Various asset classes for wealth creation

Various asset classes for wealth creation

Understanding the diverse categories of assets is essential for both constructing and safeguarding wealth.

An asset class refers to a group of financial instruments that share similar characteristics and behave similarly in the market. Let's explore the asset classes and discuss how each class stores wealth or serves as an investment


Equities

Equities, also known as Ordinary shares, represent ownership in a company. When an individual buys shares of a company's stock, they become a partial owner of that company. Equities are traded on stock exchanges, and their prices fluctuate based on factors such as the company's performance, market sentiment, and economic conditions. Investors in equities typically aim for capital appreciation, hoping that the value of their shares will increase over time. Additionally, some companies distribute a portion of their profits to shareholders in the form of dividends, providing investors with income. Equities offer the potential for high returns but also come with higher volatility and risk compared to other asset classes. Equity with stock bonuses and splits pertains to ownership in a company's shares, which could include extra benefits or modifications resulting from bonuses and stock splits.


Fixed Income?

The fixed income category includes government bonds, corporate bonds, and other debt instruments such as certificates of deposit (CDs), municipal bonds, and Treasury securities. These assets are characterized by regular interest payments, known as coupons, and the return of the principal amount at maturity. Government bonds are issued by national governments and are often considered the safest fixed-income investments. In contrast, corporate bonds are issued by corporations and offer higher yields to compensate for higher risk. Municipal bonds are issued by local governments and are typically used to fund public projects. Treasury securities are issued by the government and include Treasury bills, notes, and bonds, each with varying maturities. Fixed-income assets are valued for their stability, income-generating potential, and role in diversifying investment portfolios.?


The periodic interest paid by the bond issuer to the bondholder is commonly referred to as the "coupon." This term originated from the physical coupons attached to bond certificates, which investors would detach and redeem to receive their interest payments. The coupon rate, expressed as a percentage of the bond's face value, determines the amount of interest the bondholder will receive at each payment period.


Mutual Fund

?Mutual funds are collection of amount from multiple investors to invest in various securities such as stocks, bonds, money market instruments, or a combination of these assets. These funds are managed by professional portfolio managers or management teams who make investment decisions based on the fund's objectives and investment strategy outlined in its prospectus. Investors in mutual funds own shares of the fund, which represent their proportionate ownership of the fund's holdings. Mutual funds offer diversification, professional management, and liquidity to investors, making them popular investment vehicles for individuals seeking exposure to a diversified portfolio without directly managing individual securities themselves


Real Estate Investment Trust (REIT)

A real estate investment trust (REIT) is a company that owns, operates, or finances income-generating real estate. Modeled after mutual funds, REITs pool capital investors who earn dividends from real estate investments. Investors do not individually buy, manage, or finance any properties.


ETF

The term stock exchange-traded fund (ETF) refers to a security that tracks a particular set of equities. These ETFs trade on exchanges the same way normal stocks do and track equities just like an index. They can track stocks in a single industry or an entire index of equities. Investors who purchase shares of stock exchange ETF can gain exposure to a basket of equities and limited company-specific risk associated with single stocks, providing them with a cost-effective way to diversify their portfolios.

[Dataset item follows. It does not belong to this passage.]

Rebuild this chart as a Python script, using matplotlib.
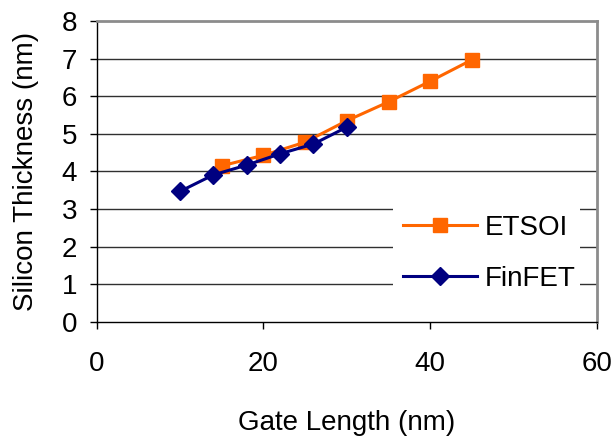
import matplotlib
matplotlib.use("Agg")
import matplotlib.pyplot as plt
from matplotlib.patches import Rectangle

plt.rcParams['font.family'] = ['Liberation Sans', 'DejaVu Sans']

etsoi_len = [15, 20, 25, 30, 35, 40, 45]
etsoi_thk = [4.15, 4.43, 4.78, 5.35, 5.85, 6.4, 6.97]
finfet_len = [10, 14, 18, 22, 26, 30]
finfet_thk = [3.47, 3.91, 4.17, 4.47, 4.73, 5.18]
x_ticks = [0, 20, 40, 60]
y_ticks = [0, 1, 2, 3, 4, 5, 6, 7, 8]

fig = plt.figure(figsize=(6.15, 4.38), dpi=100)
ax = fig.add_axes([0.157, 0.265, 0.814, 0.687])

ax.plot(etsoi_len, etsoi_thk, color='#FF6600', lw=2.2, marker='s',
        markersize=10.5, label='ETSOI', zorder=3)
ax.plot(finfet_len, finfet_thk, color='#000080', lw=2.2, marker='D',
        markersize=9.5, label='FinFET', zorder=4)

ax.set_xlim(0, 60)
ax.set_ylim(0, 8)
ax.set_xticks(x_ticks)
ax.set_yticks(y_ticks)
ax.tick_params(labelsize=20, direction='out', length=5, width=1, color='black')
ax.tick_params(axis='y', pad=9)
ax.tick_params(axis='x', pad=16)

for y in y_ticks[1:-1]:
    ax.axhline(y, color='#303030', lw=1, zorder=1)

for s in ('left', 'bottom'):
    ax.spines[s].set_color('black')
    ax.spines[s].set_linewidth(1)
for s in ('top', 'right'):
    ax.spines[s].set_color('#8c8c8c')
    ax.spines[s].set_linewidth(2)

ax.set_xlabel('Gate Length (nm)', fontsize=20, labelpad=24)
ax.set_ylabel('Silicon Thickness (nm)', fontsize=20, labelpad=16)

# white backing for the legend area
ax.add_patch(Rectangle((0.592, 0.056), 0.374, 0.364, transform=ax.transAxes,
                       facecolor='white', edgecolor='none', zorder=2))
ax.legend(loc='center left', bbox_to_anchor=(0.612, 0.228), frameon=False,
          fontsize=20, handlelength=2.65, handletextpad=0.3,
          labelspacing=0.9, borderpad=0, borderaxespad=0)

fig.savefig('out.png', dpi=100)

Commodities and Derivatives

The modern commodities market relies heavily on derivative securities, such as futures and forward contracts. Buyers and sellers can transact with one another easily and in large volumes without needing to exchange the physical commodities themselves. Many buyers and sellers of commodity derivatives do so to speculate on the price movements of the underlying commodities for purposes such as risk hedging and inflation protection.


It's essential to thoroughly research and seek guidance from a qualified financial advisor before making any investment choices.